Estos días podemos leer balances, análisis y evaluaciones de todo tipo sobre la herencia del 11 de septiembre. Algunas acentúan la interpretación más convencional, con más o menos ribetes críticos. Las teorías conspiratorias, aunque marginales, continúan resistiendo el paso de tiempo: si se sigue hablando de ellas, aunque sea para descalificarlas, es que no han sido erradicadas. De hecho, el 30% de los norteamericanos creen que la versión oficial es errónea o directamente falsa.
DAÑOS COLATERALES
Es interesante destacar, entre tanta literatura de ocasión, una contribución del siempre atrevido y sugerente Noam Chomsky, en un artículo recuperado por el semanario THE NATION. El intelectual crítico reflexiona sobre los supuestos ‘crímenes de Estado’ cometidos por la dos últimas Administraciones, la perversión de la jurisprudencia internacional en la persecución de genocidas y criminales internacionales y antecedentes y consecuentes que emponzoñan la credibilidad y el prestigio de Estados Unidos.

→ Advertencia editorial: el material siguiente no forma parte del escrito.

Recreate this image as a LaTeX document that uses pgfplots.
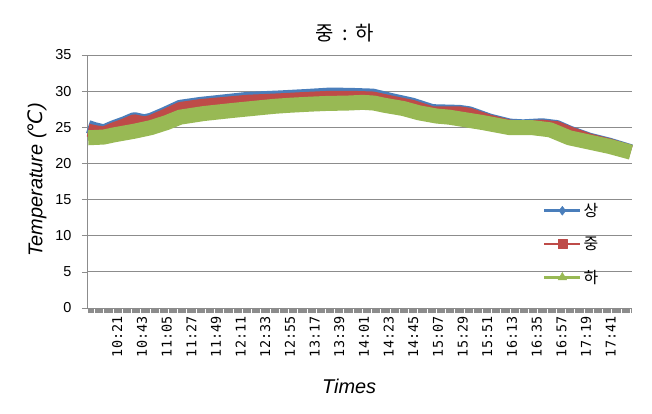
\documentclass[border=0pt]{standalone}
\usepackage{pgfplots}
\pgfplotsset{compat=1.18}
\usepackage{pgfplotstable}
\usepackage{fontspec}
\setmainfont{Liberation Sans}
\newfontfamily\kr{Noto Sans CJK KR}
\newfontfamily\mono{DejaVu Sans Mono}
\newfontfamily\dejavu{DejaVu Sans}
\definecolor{sblue}{HTML}{4A7EBB}
\definecolor{sred}{HTML}{BE4B48}
\definecolor{sgreen}{HTML}{98B954}
\definecolor{gridc}{HTML}{8C8C8C}

\pgfplotstableread{
m v
595 25.1
601 24.8
609 24.5
618 25.1
627 25.6
636 26.2
645 25.9
651 26.1
663 26.9
677 27.9
695 28.3
737 29.0
766 29.2
790 29.4
811 29.6
830 29.55
849 29.45
865 28.85
884 28.2
902 27.3
926 27.2
935 27.0
953 26.0
971 25.3
983 25.2
1000 25.35
1013 25.1
1024 24.35
1042 23.35
1060 22.65
1079 21.75
}\sang

\pgfplotstableread{
m v
595 24.6
601 24.4
609 24.2
618 24.8
627 25.3
636 25.9
645 25.6
651 25.8
663 26.6
677 27.6
695 28.0
737 28.6
766 28.8
790 29.0
811 29.15
830 29.15
849 29.05
865 28.5
884 27.9
902 27.0
926 27.0
935 26.8
953 25.85
971 25.15
983 25.05
1000 25.15
1013 24.95
1024 24.25
1042 23.25
1060 22.55
1079 21.65
}\jung

\pgfplotstableread{
m v
595 23.55
609 23.65
618 23.95
627 24.2
636 24.45
651 24.95
665 25.65
677 26.4
698 26.9
725 27.35
761 27.9
775 28.05
793 28.2
808 28.3
826 28.35
840 28.45
850 28.35
859 28.05
876 27.6
890 27.0
906 26.55
917 26.4
935 25.95
947 25.65
971 24.95
991 24.95
1007 24.65
1024 23.55
1042 22.95
1060 22.35
1079 21.55
}\ha

\begin{document}
\begin{tikzpicture}
\begin{axis}[
  scale only axis, width=545bp, height=253bp,
  xmin=594, xmax=1080, ymin=0, ymax=35,
  axis x line=bottom, axis y line=left,
  axis line style={-, draw=gridc, line width=0.8bp},
  ytick={0,5,...,35}, ymajorgrids,
  grid style={draw=gridc, line width=0.8bp},
  xtick={621,643,...,1061},
  xticklabels={10:21,10:43,11:05,11:27,11:49,12:11,12:33,12:55,13:17,13:39,14:01,14:23,14:45,15:07,15:29,15:51,16:13,16:35,16:57,17:19,17:41},
  minor xtick={595,...,1079},
  tick align=outside, major tick length=5bp, minor tick length=5bp,
  tick style={draw=gridc, line width=0.6bp},
  x tick label style={rotate=90, anchor=east, font=\mono\fontsize{13.5}{13.5}\selectfont},
  y tick label style={font=\fontsize{14.5}{14.5}\selectfont, xshift=-7bp},
  /pgf/number format/assume math mode=true,
  clip=false,
  title={\kr 중\hspace{8bp}:\hspace{8bp}하},
  every axis title/.style={at={(axis description cs:0.473,1.087)}, anchor=center, font=\fontsize{20}{20}\selectfont},
  xlabel={Times},
  every axis x label/.style={at={(axis description cs:0.481,-0.308)}, anchor=center, font=\itshape\fontsize{20}{20}\selectfont},
  ylabel={Temperature ({\dejavu\itshape ℃})},
  every axis y label/.style={at={(axis description cs:-0.0917,0.506)}, anchor=center, rotate=90, font=\itshape\fontsize{20}{20}\selectfont},
  legend style={at={(axis description cs:0.831,0.43)}, anchor=north west, draw=none, fill=none,
    font=\kr\fontsize{16}{16}\selectfont, row sep=15bp},
  legend cell align=left,
]
\addplot[sblue, line width=13bp, line join=round, mark=none,
  legend image code/.code={\draw[sblue, line width=2.5bp] (0bp,0bp) -- (36bp,0bp);
    \path plot[mark=diamond*, mark size=4.5bp, mark options={solid, line width=0.4bp, draw=sblue, fill=sblue}] coordinates {(18bp,0bp)};}
  ] table[x=m,y=v]{\sang};
\addlegendentry{상}
\addplot[sred, line width=13bp, line join=round, mark=none,
  legend image code/.code={\draw[sred, line width=2.5bp] (0bp,0bp) -- (36bp,0bp);
    \path plot[mark=square*, mark size=4.5bp, mark options={solid, line width=0.4bp, draw=sred, fill=sred}] coordinates {(18bp,0bp)};}
  ] table[x=m,y=v]{\jung};
\addlegendentry{중}
\addplot[sgreen, line width=15bp, line join=round, mark=none,
  legend image code/.code={\draw[sgreen, line width=2.5bp] (0bp,0bp) -- (36bp,0bp);
    \path plot[mark=triangle*, mark size=5bp, mark options={solid, line width=0.4bp, draw=sgreen, fill=sgreen}] coordinates {(18bp,0bp)};}
  ] table[x=m,y=v]{\ha};
\addlegendentry{하}
\coordinate (sw) at (rel axis cs:0,0);
\coordinate (ne) at (rel axis cs:1,1);
\end{axis}
\pgfresetboundingbox
\path[use as bounding box] ([shift={(-87bp,-106bp)}]sw) rectangle ([shift={(20bp,55bp)}]ne);
\end{tikzpicture}
\end{document}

Al lado de estas consideraciones políticas y morales de altura, las reflexiones sobre las consecuencias económicas de la gestión del 11 de septiembre parecen cosa menor. No lo son tanto, si tenemos en cuenta que el coste de las guerras y de los monstruosos aparatos de seguridad (unos 3 billones de dólares) ha contribuido decisivamente a precipitar la recesión mundial más grave de los últimos ochenta años, lo que ha justificado actuaciones y decisiones que han debilitado los derechos labores, dañado servicios sociales básicos y provocado un retroceso ampliamente reconocible en el nivel de vida de la mayoría de la población en todo el mundo occidental.